Dual-functional carbon dot-labeled heavy-chain ferritin for self-targeting bio-imaging and chemo-photodynamic therapy.

Image-guided cancer nanotheranostics with a simple nano-platform are seriously significant for nanomedicine. In this study, a novel design is described to achieve sensitive bio-imaging and effective treatment by utilizing heavy-chain ferritin (HFn) nanocages as a vector coupled with dual-functional carbon dots (CDs) on the surface of ferritin and encapsulating the chemotherapeutic drug doxorubicin (DOX). The CDs obtained herein emit bright fluorescence in the red region, which can be applied to bio-imaging in vivo. More significantly, the CDs can produce reactive oxygen species (ROS) under laser irradiation at 532 nm and cause damage to the DNA in the nucleus. These unique properties enabled CDs to act as a theranostic agent.
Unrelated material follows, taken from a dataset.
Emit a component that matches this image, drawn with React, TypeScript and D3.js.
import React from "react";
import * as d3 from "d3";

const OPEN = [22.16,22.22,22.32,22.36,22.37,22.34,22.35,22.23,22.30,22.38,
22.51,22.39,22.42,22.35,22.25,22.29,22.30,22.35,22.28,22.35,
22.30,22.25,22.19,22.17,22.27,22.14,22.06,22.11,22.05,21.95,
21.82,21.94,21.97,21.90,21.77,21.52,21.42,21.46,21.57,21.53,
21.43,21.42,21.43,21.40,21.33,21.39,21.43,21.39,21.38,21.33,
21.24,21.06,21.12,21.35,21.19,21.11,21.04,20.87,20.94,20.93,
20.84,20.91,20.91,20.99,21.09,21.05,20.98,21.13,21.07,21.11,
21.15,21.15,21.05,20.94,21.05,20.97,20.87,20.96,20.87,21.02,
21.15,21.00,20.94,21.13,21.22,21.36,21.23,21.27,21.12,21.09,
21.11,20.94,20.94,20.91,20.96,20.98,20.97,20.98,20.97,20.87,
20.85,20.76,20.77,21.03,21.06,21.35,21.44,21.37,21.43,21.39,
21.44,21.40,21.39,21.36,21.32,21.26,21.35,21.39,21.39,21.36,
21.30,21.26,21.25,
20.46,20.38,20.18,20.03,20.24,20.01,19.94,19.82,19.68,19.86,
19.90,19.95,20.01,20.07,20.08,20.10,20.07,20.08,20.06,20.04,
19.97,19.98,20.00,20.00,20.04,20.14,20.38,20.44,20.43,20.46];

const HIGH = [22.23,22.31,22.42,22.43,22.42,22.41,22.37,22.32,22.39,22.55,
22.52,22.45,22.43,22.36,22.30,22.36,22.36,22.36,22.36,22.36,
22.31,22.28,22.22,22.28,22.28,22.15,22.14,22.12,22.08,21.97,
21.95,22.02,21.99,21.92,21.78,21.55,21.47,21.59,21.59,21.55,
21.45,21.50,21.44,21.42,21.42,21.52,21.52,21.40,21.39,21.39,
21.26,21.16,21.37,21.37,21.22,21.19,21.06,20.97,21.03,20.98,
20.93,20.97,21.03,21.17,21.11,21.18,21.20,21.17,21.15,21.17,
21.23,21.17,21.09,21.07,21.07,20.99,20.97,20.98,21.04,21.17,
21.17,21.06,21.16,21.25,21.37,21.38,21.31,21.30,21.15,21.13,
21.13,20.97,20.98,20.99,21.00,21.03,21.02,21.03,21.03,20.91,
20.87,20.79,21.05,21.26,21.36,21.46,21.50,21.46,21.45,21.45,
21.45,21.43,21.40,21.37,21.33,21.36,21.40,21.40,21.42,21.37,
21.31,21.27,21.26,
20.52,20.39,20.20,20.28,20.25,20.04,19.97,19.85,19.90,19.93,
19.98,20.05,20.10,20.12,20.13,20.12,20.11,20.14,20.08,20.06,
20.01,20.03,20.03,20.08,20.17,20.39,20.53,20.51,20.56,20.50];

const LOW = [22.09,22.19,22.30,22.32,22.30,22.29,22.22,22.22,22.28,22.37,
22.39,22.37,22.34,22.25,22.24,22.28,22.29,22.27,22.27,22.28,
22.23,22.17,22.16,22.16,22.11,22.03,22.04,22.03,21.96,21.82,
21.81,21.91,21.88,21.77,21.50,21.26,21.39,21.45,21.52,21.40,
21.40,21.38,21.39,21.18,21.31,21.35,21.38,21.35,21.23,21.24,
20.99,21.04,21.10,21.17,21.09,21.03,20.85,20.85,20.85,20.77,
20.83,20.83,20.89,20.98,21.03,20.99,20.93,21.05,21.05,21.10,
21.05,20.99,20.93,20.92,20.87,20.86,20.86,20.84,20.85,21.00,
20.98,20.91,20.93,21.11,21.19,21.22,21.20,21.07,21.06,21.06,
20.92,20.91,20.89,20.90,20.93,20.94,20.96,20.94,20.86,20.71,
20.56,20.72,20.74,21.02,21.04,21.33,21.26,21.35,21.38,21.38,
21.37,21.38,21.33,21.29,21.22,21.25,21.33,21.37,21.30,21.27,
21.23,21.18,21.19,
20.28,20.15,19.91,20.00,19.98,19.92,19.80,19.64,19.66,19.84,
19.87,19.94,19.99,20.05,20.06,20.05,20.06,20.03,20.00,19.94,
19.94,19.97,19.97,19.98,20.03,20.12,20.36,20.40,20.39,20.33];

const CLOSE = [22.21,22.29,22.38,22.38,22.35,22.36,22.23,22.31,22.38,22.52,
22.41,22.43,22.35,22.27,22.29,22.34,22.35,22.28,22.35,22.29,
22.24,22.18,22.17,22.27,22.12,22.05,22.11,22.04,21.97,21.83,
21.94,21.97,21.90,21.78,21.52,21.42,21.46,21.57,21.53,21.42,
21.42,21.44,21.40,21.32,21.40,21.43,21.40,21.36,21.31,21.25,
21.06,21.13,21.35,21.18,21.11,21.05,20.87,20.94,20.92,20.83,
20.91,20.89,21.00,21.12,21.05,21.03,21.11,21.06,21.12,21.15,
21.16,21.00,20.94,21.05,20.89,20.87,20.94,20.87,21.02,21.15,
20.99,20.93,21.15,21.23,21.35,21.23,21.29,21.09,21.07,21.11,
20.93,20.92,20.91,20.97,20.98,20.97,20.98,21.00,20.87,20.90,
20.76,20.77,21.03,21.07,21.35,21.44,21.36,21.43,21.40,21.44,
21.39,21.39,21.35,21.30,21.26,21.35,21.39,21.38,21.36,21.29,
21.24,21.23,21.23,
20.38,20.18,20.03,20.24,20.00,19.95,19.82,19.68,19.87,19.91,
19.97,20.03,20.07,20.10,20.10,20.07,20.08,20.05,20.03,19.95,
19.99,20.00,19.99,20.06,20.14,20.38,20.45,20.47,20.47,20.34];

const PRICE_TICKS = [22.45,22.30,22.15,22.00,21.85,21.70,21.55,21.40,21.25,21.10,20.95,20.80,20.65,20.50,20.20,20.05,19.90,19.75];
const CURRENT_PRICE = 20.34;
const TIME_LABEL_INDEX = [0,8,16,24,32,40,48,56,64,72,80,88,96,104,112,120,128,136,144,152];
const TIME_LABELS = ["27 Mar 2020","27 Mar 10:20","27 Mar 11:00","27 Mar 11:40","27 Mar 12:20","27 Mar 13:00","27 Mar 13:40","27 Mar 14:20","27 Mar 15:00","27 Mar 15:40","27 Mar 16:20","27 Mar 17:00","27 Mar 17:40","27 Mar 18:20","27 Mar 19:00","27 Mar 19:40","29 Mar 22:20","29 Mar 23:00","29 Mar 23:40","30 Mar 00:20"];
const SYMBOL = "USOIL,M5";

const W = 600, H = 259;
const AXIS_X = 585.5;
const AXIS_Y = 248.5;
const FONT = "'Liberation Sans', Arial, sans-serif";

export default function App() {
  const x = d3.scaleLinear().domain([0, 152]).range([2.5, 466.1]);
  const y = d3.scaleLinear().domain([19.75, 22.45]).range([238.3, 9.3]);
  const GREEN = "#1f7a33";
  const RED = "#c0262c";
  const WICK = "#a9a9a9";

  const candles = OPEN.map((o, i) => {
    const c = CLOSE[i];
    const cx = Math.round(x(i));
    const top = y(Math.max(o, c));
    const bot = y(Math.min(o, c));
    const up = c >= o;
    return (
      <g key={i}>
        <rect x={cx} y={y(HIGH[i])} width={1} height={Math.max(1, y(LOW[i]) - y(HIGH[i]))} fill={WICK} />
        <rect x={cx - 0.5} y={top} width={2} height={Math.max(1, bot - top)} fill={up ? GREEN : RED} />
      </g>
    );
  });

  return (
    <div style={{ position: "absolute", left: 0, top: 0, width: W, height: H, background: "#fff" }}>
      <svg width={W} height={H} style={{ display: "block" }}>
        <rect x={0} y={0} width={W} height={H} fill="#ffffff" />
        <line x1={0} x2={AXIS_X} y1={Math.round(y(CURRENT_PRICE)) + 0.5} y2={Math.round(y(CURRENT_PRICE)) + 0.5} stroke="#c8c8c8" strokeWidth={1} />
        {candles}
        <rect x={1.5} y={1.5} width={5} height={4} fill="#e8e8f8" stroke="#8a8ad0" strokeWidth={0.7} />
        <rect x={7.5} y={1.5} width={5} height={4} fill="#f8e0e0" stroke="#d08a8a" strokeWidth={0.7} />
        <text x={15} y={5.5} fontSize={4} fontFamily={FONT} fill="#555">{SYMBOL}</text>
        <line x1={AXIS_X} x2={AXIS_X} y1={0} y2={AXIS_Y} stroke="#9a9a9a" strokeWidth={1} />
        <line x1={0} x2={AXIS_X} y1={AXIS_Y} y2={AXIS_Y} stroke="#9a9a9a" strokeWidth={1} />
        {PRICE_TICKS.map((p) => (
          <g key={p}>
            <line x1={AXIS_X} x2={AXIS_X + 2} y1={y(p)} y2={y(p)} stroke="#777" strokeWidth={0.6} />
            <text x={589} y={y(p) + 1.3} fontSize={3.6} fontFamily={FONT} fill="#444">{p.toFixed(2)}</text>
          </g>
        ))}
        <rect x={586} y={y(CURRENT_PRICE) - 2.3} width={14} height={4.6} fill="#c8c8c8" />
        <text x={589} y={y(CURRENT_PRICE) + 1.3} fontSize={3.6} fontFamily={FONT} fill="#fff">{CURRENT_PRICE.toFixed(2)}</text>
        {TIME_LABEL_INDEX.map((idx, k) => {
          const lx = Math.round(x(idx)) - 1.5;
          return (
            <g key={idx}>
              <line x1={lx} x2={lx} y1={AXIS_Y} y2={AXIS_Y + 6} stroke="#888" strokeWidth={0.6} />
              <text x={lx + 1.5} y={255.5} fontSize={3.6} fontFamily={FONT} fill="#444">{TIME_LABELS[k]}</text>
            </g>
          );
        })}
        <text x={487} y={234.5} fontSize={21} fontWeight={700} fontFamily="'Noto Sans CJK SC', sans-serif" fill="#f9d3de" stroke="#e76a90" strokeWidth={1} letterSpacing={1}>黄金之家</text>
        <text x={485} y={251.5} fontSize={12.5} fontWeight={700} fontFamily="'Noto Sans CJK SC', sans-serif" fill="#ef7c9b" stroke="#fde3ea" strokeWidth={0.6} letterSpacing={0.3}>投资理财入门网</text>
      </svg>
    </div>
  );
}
Owing to the self-targeting ability of HFn, the final nanoparticles can internalize into cancer cells more efficiently. The nanoparticles can translocate into the nucleus after DNA damage resulting from the partial release of DOX into the cytoplasm, thereby increasing the nuclear delivery of the drug. The results of this study indicate that the multifunctional HFn(DOX)/CD nanoparticles have potential as a clinically available cancer theranostic agent to deliver diagnostic agents and therapeutic drugs into the cancer cells and thus provide a noninvasive, highly sensitive imaging approach and guidance to the chemo-photodynamic therapy simultaneously.